1package phillo dough (thawed)
3/4 cup melted butter (177 ml)
2 cups chopped pistachios (474 ml)
1/2 cup sugar (divided in half) (118 ml)
1/3 cup honey (79 ml)
1 1/2 cups water (355 ml)
2 tbsp cinnamon (30 ml)

THE BAKLAVA:
First, preheat your oven to 350 F degrees (177 C). Take a glass baking dish that is 9"x 13" (22cm x 33cm), and let the phillo dough thaw for at least an hour. Be careful as you unroll it. If it breaks easily, let it thaw until it is easy to work with. Unroll all the dough onto your counter space, and cover with waxed paper and then cover again with a damp dishcloth. It is extremely thin and will dry out quickly, if you don't do this.

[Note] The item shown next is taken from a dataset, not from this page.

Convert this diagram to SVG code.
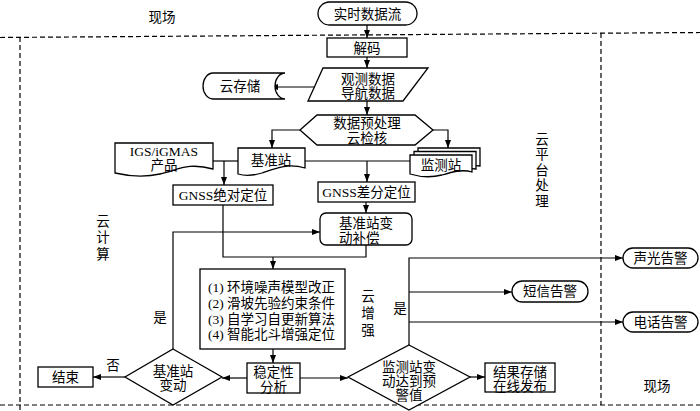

Divide out 1/4 (59 ml) cup sugar, and add to chopped nuts and cinnamon in a bowl. Carefully place a few sheets of phillo on the bottom of the baking dish, using a culinary brush, brush it with the melted butter.Then sprinkle some of the nut-sugar-cinnamon mix on top. Repeat this until the butter, phillo, and nut mix is used up. Butter, sprinkle, repeat! the last layer of phillo should have twice as many layers as usual. You will have about 7-10 layers depending. If you run out of butter, just melt some more, no problem. Make sure you cover the phillo dough back each time you take some from under the waxed paper. IT DRIES OUT QUICKLY!
The top layer should be buttered as well. Now CAREFULLY cut diamond shapes through out the entire dish. (Refer to video) The buttered phillo dough will stick to your fingers, but with practice, you will get good at keeping it down. After it is all cut, place it in the preheated over for 45 minutes or until golden brown on top.

THE SYRUP:
The syrup is made from sugar honey and water, and can be done while the baklava bakes. It does not need to be done ahead of time.

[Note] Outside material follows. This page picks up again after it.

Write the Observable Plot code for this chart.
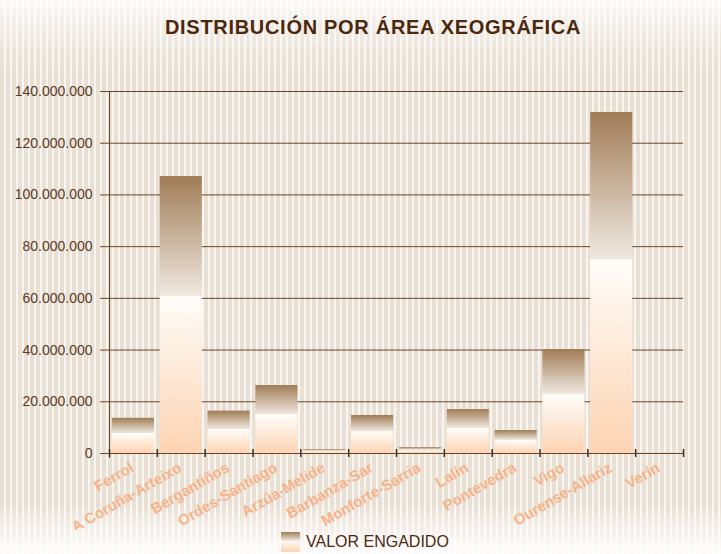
<!DOCTYPE html>
<html><head><meta charset="utf-8">
<script src="https://cdn.jsdelivr.net/npm/d3@7"></script>
<script src="https://cdn.jsdelivr.net/npm/@observablehq/plot@0.6"></script>
<style>
html,body{margin:0;padding:0;}
body{width:721px;height:554px;overflow:hidden;font-family:"Liberation Sans",Arial,sans-serif;
background:
 linear-gradient(to bottom, rgba(255,255,255,0.85) 0px, rgba(255,255,255,0.35) 30px, rgba(255,255,255,0) 70px, rgba(255,255,255,0) 505px, rgba(255,255,255,0.9) 550px),
 repeating-linear-gradient(to right, #e9e0d5 0px, #e9e0d5 4px, #f9f6f2 4px, #f9f6f2 6px);
}
#title{height:60px;box-sizing:border-box;padding-top:16px;padding-left:25px;text-align:center;font-weight:bold;font-size:20px;line-height:22px;letter-spacing:0.7px;color:#4b270c;}
#legend{display:flex;align-items:center;margin-top:2px;margin-left:281px;height:20px;}
#legend .sw{width:19px;height:20px;background:linear-gradient(to bottom,#a07c55 0%,#efe8e0 43%,#fffdfa 44%,#fdd3b2 100%);}
#legend span{margin-left:6px;font-size:16px;color:#4a2a12;}
</style>
</head><body>
<div id="title">DISTRIBUCIÓN POR ÁREA XEOGRÁFICA</div>
<div id="chart"></div>
<div id="legend"><div class="sw"></div><span>VALOR ENGADIDO</span></div>
<script>
const areas = ["Ferrol","A Coruña-Arteixo","Bergantiños","Ordes-Santiago","Arzúa-Melide","Barbanza-Sar","Monforte-Sarria","Lalín","Pontevedra","Vigo","Ourense-Allariz","Verín"];
const valores = [13600000,107100000,16400000,26300000,1500000,14700000,2300000,17000000,8900000,40200000,131900000,300000];
const yTicks = [0,20000000,40000000,60000000,80000000,100000000,120000000,140000000];
const serie = "VALOR ENGADIDO";

const data = areas.map((a,i)=>({area:a, valor:valores[i]}));
const locale = d3.formatLocale({decimal:",", thousands:".", grouping:[3], currency:["","€"]});
const fmt = locale.format(",d");

const W = 721, H = 470, mL = 109, mR = 38, mT = 31, mB = 77;
const step = (W - mL - mR) / areas.length;
const grid = "#6a4426";

const chart = Plot.plot({
  width: W, height: H,
  marginLeft: mL, marginRight: mR, marginTop: mT, marginBottom: mB,
  style: {background: "transparent", fontFamily: "'Liberation Sans', Arial, sans-serif", fontSize: "14px"},
  x: {domain: areas, type: "band", paddingInner: 0.12, paddingOuter: 0.06, round: false, axis: null},
  y: {domain: [0, 140000000], axis: null, label: null},
  marks: [
    Plot.ruleY(yTicks, {stroke: grid, strokeWidth: 1, insetLeft: -9}),
    Plot.barY(data, {x: "area", y: "valor", fill: "url(#barGrad)"}),
    Plot.ruleX([areas[0]], {x: d => d, y1: yTicks[yTicks.length-1], y2: 0, dx: -step/2, insetBottom: -5, stroke: grid}),
    Plot.ruleX(areas, {x: d => d, y1: 0, y2: 0, dx: -step/2, insetTop: -4, insetBottom: -4, stroke: "#4a2a12", strokeWidth: 1.5}),
    Plot.ruleX([areas[areas.length-1]], {x: d => d, y1: 0, y2: 0, dx: step/2, insetTop: -4, insetBottom: -4, stroke: "#4a2a12", strokeWidth: 1.5}),
    Plot.axisY({ticks: yTicks, tickFormat: fmt, tickSize: 0, tickPadding: 17, color: "#5b3a1f", fontSize: 14, label: null}),
    Plot.text(data, {x: "area", y: 0, text: "area", rotate: -30, textAnchor: "end", dx: -1, dy: 13, fill: "#f8b287", fontSize: 15, fontWeight: "bold"})
  ]
});
d3.select(chart).insert("defs", ":first-child").html(
  '<linearGradient id="barGrad" x1="0" y1="0" x2="0" y2="1">' +
  '<stop offset="0" stop-color="#a07c55"/>' +
  '<stop offset="0.43" stop-color="#efe8e0"/>' +
  '<stop offset="0.435" stop-color="#fffdfa"/>' +
  '<stop offset="1" stop-color="#fdd3b2"/>' +
  '</linearGradient>');
document.getElementById("chart").appendChild(chart);
</script>
</body></html>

Heat the water in a small pan (preferably one with a pour spout) if you don't have one, you can always transfer the prepared syrup to a measuring cup.

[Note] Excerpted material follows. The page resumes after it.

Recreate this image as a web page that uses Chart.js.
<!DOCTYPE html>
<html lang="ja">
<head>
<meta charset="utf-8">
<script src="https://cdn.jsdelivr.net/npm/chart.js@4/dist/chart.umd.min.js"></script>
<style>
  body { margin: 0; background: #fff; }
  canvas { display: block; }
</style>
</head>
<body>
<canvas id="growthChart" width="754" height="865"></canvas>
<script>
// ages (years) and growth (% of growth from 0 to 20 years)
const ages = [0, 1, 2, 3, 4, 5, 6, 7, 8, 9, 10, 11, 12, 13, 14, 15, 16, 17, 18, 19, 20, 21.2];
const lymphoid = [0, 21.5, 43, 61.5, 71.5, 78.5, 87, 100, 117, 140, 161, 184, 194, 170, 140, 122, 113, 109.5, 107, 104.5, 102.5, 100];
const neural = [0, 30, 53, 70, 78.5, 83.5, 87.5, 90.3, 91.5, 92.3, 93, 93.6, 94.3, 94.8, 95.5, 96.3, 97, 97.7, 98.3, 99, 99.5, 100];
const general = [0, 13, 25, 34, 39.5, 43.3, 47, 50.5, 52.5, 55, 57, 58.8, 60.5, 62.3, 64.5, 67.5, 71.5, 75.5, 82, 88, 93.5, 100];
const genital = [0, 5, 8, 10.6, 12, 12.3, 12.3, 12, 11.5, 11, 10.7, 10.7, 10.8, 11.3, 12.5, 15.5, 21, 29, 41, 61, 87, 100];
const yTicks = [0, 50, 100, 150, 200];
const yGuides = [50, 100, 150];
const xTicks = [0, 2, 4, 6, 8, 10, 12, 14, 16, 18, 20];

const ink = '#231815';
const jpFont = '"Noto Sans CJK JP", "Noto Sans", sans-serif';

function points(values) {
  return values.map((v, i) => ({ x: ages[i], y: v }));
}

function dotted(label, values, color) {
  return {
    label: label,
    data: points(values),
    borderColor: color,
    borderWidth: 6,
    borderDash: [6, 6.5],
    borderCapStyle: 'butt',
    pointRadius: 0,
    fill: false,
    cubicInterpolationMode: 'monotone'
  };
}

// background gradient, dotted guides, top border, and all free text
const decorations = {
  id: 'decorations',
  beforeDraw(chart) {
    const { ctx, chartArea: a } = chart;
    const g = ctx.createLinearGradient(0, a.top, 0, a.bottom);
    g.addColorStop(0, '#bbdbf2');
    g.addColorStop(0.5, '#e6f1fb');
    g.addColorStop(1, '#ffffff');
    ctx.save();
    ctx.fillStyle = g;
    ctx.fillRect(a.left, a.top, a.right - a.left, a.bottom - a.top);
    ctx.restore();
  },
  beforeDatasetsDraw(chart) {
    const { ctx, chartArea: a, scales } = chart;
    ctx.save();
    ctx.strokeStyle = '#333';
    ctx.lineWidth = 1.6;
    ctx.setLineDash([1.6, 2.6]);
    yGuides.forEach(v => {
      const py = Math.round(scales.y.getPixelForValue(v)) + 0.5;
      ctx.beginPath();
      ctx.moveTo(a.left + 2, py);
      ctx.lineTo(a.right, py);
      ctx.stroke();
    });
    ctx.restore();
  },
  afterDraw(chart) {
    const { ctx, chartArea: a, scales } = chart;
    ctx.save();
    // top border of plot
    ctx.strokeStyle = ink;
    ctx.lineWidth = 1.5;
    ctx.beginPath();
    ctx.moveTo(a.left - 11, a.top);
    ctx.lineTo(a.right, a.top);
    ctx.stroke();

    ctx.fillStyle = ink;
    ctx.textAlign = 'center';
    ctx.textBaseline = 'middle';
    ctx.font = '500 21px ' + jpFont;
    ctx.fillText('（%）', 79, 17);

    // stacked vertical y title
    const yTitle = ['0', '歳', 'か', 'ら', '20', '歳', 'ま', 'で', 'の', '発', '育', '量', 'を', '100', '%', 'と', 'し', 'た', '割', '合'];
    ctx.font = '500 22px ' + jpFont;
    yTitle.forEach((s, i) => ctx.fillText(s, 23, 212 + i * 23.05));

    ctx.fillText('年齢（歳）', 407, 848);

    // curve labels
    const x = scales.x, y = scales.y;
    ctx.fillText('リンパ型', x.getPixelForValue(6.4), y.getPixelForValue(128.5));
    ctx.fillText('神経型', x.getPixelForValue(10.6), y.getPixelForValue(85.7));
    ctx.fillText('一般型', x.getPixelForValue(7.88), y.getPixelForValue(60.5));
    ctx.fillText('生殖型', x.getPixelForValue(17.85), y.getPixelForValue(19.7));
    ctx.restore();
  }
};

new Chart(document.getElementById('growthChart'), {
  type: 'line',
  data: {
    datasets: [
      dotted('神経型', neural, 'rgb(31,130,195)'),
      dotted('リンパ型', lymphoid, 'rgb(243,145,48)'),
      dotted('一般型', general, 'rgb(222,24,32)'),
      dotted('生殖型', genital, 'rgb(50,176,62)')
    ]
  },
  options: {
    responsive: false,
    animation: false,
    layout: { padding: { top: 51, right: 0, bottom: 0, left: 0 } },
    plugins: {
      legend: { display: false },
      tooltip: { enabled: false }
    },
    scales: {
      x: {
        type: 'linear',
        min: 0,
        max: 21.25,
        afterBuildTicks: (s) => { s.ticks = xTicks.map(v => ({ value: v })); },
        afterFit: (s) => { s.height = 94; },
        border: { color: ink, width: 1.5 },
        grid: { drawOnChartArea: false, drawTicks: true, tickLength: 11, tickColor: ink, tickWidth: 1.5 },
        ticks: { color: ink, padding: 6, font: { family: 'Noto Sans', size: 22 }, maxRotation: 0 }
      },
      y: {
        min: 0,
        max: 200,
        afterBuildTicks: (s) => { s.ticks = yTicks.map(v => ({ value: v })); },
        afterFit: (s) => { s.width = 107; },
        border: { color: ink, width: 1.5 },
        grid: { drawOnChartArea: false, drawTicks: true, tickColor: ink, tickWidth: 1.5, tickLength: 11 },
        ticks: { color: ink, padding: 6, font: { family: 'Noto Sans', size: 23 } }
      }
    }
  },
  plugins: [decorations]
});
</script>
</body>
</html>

Without bringing to a boil, add the remaining sugar, and honey. Stir constantly, the mixture will become thickened, and smell delicious, after about 10-15 minutes.

THE FINISH:
Once the baklava is ready and browned, carefully take it from the over and immediately, but slowly pour the syrup over every area of the baklava. You will hear it bubble and sear into the dried hot dessert, and the heat from the glass dish will further evaporate the water in the syrup, which makes it thicker. Be sure to pour all along the sides and on top of the baklava (see video).
I call this the "Magic Moment", and if you are doing this at a dinner party, you can time it so that your guests can watch this part. Wait about 10-15 minutes for the dessert to cool. If you serve it a la mode, while it is still a bit warm, I guarantee success! Refrigerate any that is leftover; there won't be much!

Kitchen tip: Clean out your microwave oven easily by heating up a cup of water for two minutes in it first. This softens the cooked on food for easy clean up!